Living in the era when plural marriage was an authorized institution of the Mormon Church, Woodruff's family consisted of five wives and thirty-three children. One marriage ended in divorce, and one wife and fourteen of his children preceded him in death.

Wilford Woodruff became Church President at a crucial time in its history. Federal legislation against the practice of plural marriage had resulted in the confiscation of some church property and the imprisonment of many of its leaders, and threatened to impair the functioning of the church. Finding it necessary in 1890 to act "for the temporal salvation of the church," Woodruff issued his now-famous Manifesto which led to the discontinuance of officially sanctioned plural marriages among the Latter-day Saints. A financial crisis incurred by the polygamy crusade, the completion of the Salt Lake Temple, the demands of Church education, increased welfare expenditures and costs of funding local industries due to the 1893 depression, confronted the aging president throughout the remainder of his life.

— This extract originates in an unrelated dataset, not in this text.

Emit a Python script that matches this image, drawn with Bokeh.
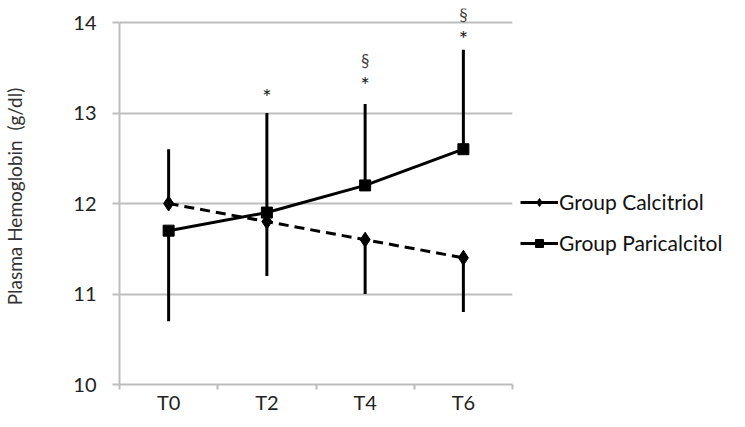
from bokeh.plotting import figure
from bokeh.models import FactorRange, Range1d, LinearAxis, FixedTicker, Legend, LegendItem
from bokeh.embed import file_html
from bokeh.resources import INLINE
from bokeh.core.properties import value

# ---- data ----
times = ["T0", "T2", "T4", "T6"]
calcitriol = [12.0, 11.8, 11.6, 11.4]
calcitriol_bar_end = [12.6, 11.2, 11.0, 10.8]
paricalcitol = [11.7, 11.9, 12.2, 12.6]
paricalcitol_bar_end = [10.7, 13.0, 13.1, 13.7]
star_times = ["T2", "T4", "T6"]
star_y = [13.18, 13.32, 13.82]
star_text = ["*", "*", "*"]
section_times = ["T4", "T6"]
section_y = [13.58, 14.09]
section_text = ["\u00a7", "\u00a7"]
y_ticks = [10, 11, 12, 13, 14]

FONT = "Lato"
GRID = "#bdbdbd"

p = figure(x_range=FactorRange(*times, range_padding=0), y_range=Range1d(10, 14.155),
           frame_width=393, frame_height=376,
           min_border_left=119, min_border_right=225, min_border_top=8, min_border_bottom=40,
           x_axis_location=None, output_backend="svg", toolbar_location=None)
p.outline_line_color = None
p.background_fill_color = "white"

# y axis
p.yaxis.ticker = FixedTicker(ticks=y_ticks)
p.yaxis.bounds = (10, 14)
p.yaxis.axis_line_color = GRID
p.yaxis.axis_line_width = 2
p.yaxis.major_tick_line_color = GRID
p.yaxis.major_tick_line_width = 2
p.yaxis.major_tick_out = 7
p.yaxis.major_tick_in = 0
p.yaxis.minor_tick_line_color = None
p.yaxis.major_label_text_font = FONT
p.yaxis.major_label_text_font_size = "20px"
p.yaxis.major_label_text_color = "#222222"
p.yaxis.major_label_standoff = 16
p.yaxis.axis_label = "Plasma Hemoglobin \u00a0(g/dl)"
p.yaxis.axis_label_text_font = FONT
p.yaxis.axis_label_text_font_size = "19px"
p.yaxis.axis_label_text_font_style = "normal"
p.yaxis.axis_label_text_color = "#333333"
p.yaxis.axis_label_standoff = 44

p.ygrid.ticker = FixedTicker(ticks=y_ticks)
p.ygrid.grid_line_color = GRID
p.ygrid.grid_line_width = 2
p.xgrid.grid_line_color = None

# x axis: category labels at slot centres, tick marks at slot edges
n = len(times)
xaxis = LinearAxis(ticker=FixedTicker(ticks=[i + 0.5 for i in range(n)],
                                      minor_ticks=list(range(n + 1))),
                   major_label_overrides={i + 0.5: t for i, t in enumerate(times)})
xaxis.axis_line_color = GRID
xaxis.axis_line_width = 2
xaxis.major_tick_line_color = None
xaxis.major_tick_out = 0
xaxis.major_tick_in = 0
xaxis.minor_tick_line_color = GRID
xaxis.minor_tick_line_width = 2
xaxis.minor_tick_out = 5
xaxis.minor_tick_in = 0
xaxis.major_label_text_font = FONT
xaxis.major_label_text_font_size = "20px"
xaxis.major_label_text_color = "#222222"
xaxis.major_label_standoff = 0
p.add_layout(xaxis, "below")

# error bars
p.segment(x0=times, y0=calcitriol, x1=times, y1=calcitriol_bar_end, line_width=3, line_color="black")
p.segment(x0=times, y0=paricalcitol, x1=times, y1=paricalcitol_bar_end, line_width=3, line_color="black")

# series
calc_line = p.line(times, calcitriol, line_width=3, line_color="black", line_dash="10 6")
calc_marker = p.scatter(times, calcitriol, marker="diamond", size=15, color="black")
calc_legend_line = p.line(times, calcitriol, line_width=3, line_color="black", visible=False)
pari_line = p.line(times, paricalcitol, line_width=3, line_color="black")
pari_marker = p.scatter(times, paricalcitol, marker="square", size=11, color="black")

# significance marks
p.text(x=star_times, y=star_y, text=star_text, text_font=value(FONT), text_font_size="22px",
       text_align="center", text_baseline="middle", text_color="#222222")
p.text(x=section_times, y=section_y, text=section_text, text_font=value(FONT), text_font_size="17px",
       text_align="center", text_baseline="middle", text_color="#444444")

legend = Legend(items=[LegendItem(label="Group Calcitriol", renderers=[calc_legend_line, calc_marker]),
                       LegendItem(label="Group Paricalcitol", renderers=[pari_line, pari_marker])],
                location=(8, 129))
legend.label_text_font = FONT
legend.label_text_font_size = "21px"
legend.label_text_color = "#111111"
legend.label_standoff = 1
legend.glyph_width = 38
legend.glyph_height = 20
legend.label_height = 20
legend.spacing = 16
legend.padding = 0
legend.margin = 0
legend.border_line_color = None
legend.background_fill_alpha = 0
p.add_layout(legend, "right")

open("out.html", "w").write(file_html(p, INLINE))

An avid record keeper, Woodruff served more than thirty years as an assistant church historian, and played a key role in writing the official history of the church. His diary, covering the years 1834 to 1898, is one of the significant records of nineteenth- century Mormonism. "I have never spent any of my time more profitably for the benefit of mankind than in my Journal writing," he wrote. Wilford Woodruff dies in San Francisco on 2 September 1898.

See: Scott G. Kenney, ed., Wilford Woodruff's Journal 1833-1898 (1983); Matthias F. Cowley, Wilford Woodruff (1964). Dean C. Jessee, "Wilford Woodruff," in Leonard J. Arrington, ed., The Presidents of the Church (1986); Thomas G. Alexander, Things In Heaven And Earth: The Life and Times of Wilford Woodruff, a Mormon Prophet (1991).